Я ждал не комментируя. Она тяжело повернулась, натягивая юбку на ноги. "Ноги действительно привлекательные", — подумал я. В свои тридцать семь лет Луиза говорила о себе так, как будто время романтических возможностей для нее прошло, но она была далека от портрета старой седой леди, который рисовала. Я спрашивал себя, как выглядело бы ее тело обнаженным. Было трудно угадать контуры ее грудей из-за пышных блузок, которые она носила. Я бы хотел, чтобы ее блуждающая рука перешла к делу и действительно расстегнула пуговицы, вместо того чтобы просто дразнить меня.
— Ну, раз вы не хотите мне помочь, полагаю, я должна попытаться рассказать вам о Синтии, — игривым, дразнящим тоном сказала она. Затем сделала паузу.

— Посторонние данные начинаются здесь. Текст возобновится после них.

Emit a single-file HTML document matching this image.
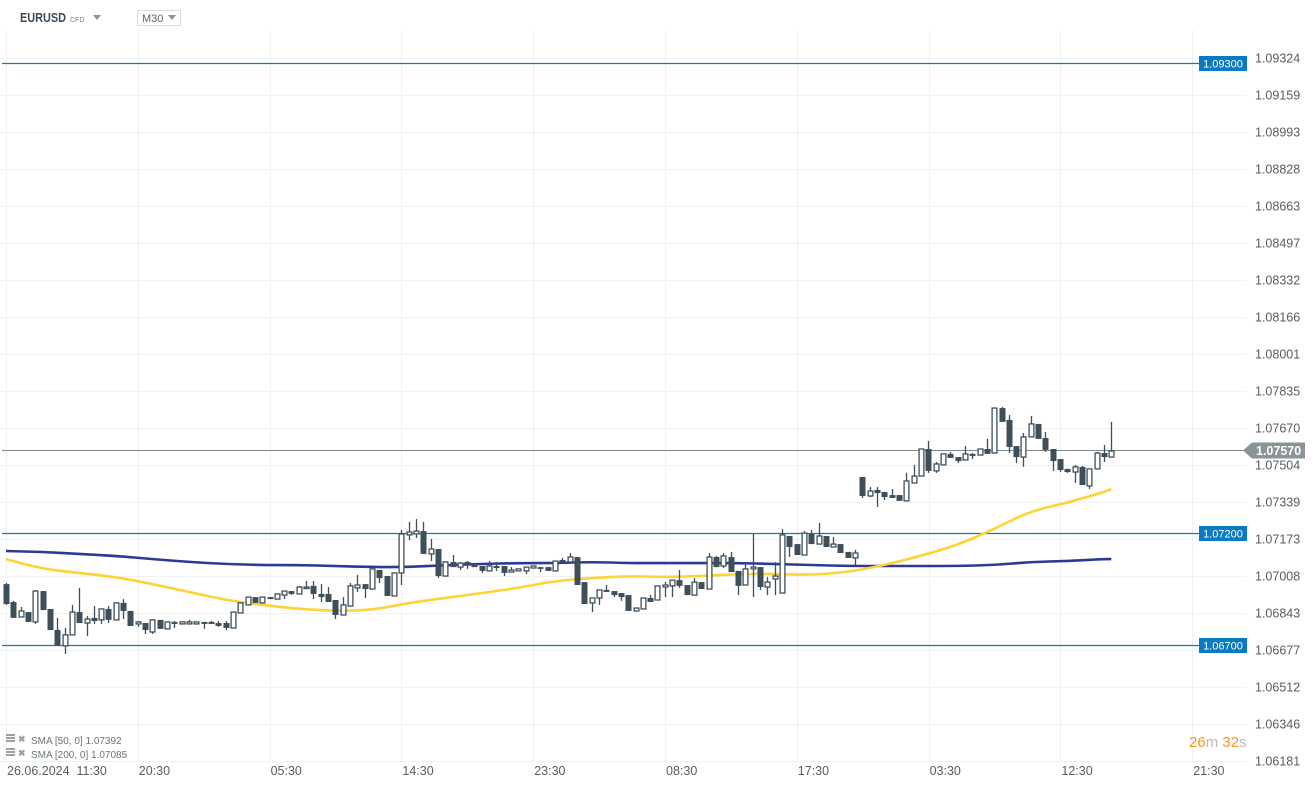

— Почему бы вам просто не попробовать рассказать об этом так, как вы могли бы фантазировать, — как о переживаниях Луизы, а не Синтии?
— О, не знаю, смогу ли я сделать это! — Она помолчала. — Это было бы слишком... слишком обнаженно. Вот точное слово. Я бы чувствовала себя так, как будто стою перед вами голая.
— Вам было бы тяжело это чувствовать?
— О, Боже, вы ставите меня в трудное положение, разве нет? — Она колебалась, ее рука начала поправлять юбку, а затем остановилась. — И нет, и да! То есть, главным образом, да, или, может быть... Я не знаю. Это звучит приятно и одновременно очень пугающе.
— Большую часть сеанса ваша левая рука пытается расстегнуть блузку. — Когда я это сказал, рука действительно наполовину просунула пуговицу в петельку. Внезапно движение было пресечено. Она лежала очень тихо.
— Луиза, посмотрите на это спокойно, если можете.
Я ждал, пока она соберет себя настолько, что сможет слушать меня:
— Вас, как и меня, учили, что ваше тело, те эмоции и желания, которые с ним связаны, постыдны и неуместны в большинстве ситуаций. Это внушение, имевшее само по себе благие намерения, стоило обоим нам многих часов страданий, больших разочарований и фрустраций. Сейчас вы находитесь здесь, чтобы попытаться освободиться от этих ограничений, когда они не имеют смысла, и понять, когда они важны,— так, чтобы вы могли сами осуществлять свой выбор в жизни. Это очень похоже на другие ситуации, о которых мы говорили, когда вам следовало решить, кто будет управлять вашей жизнью, — вы или голос миссис Кольтен внутри вас.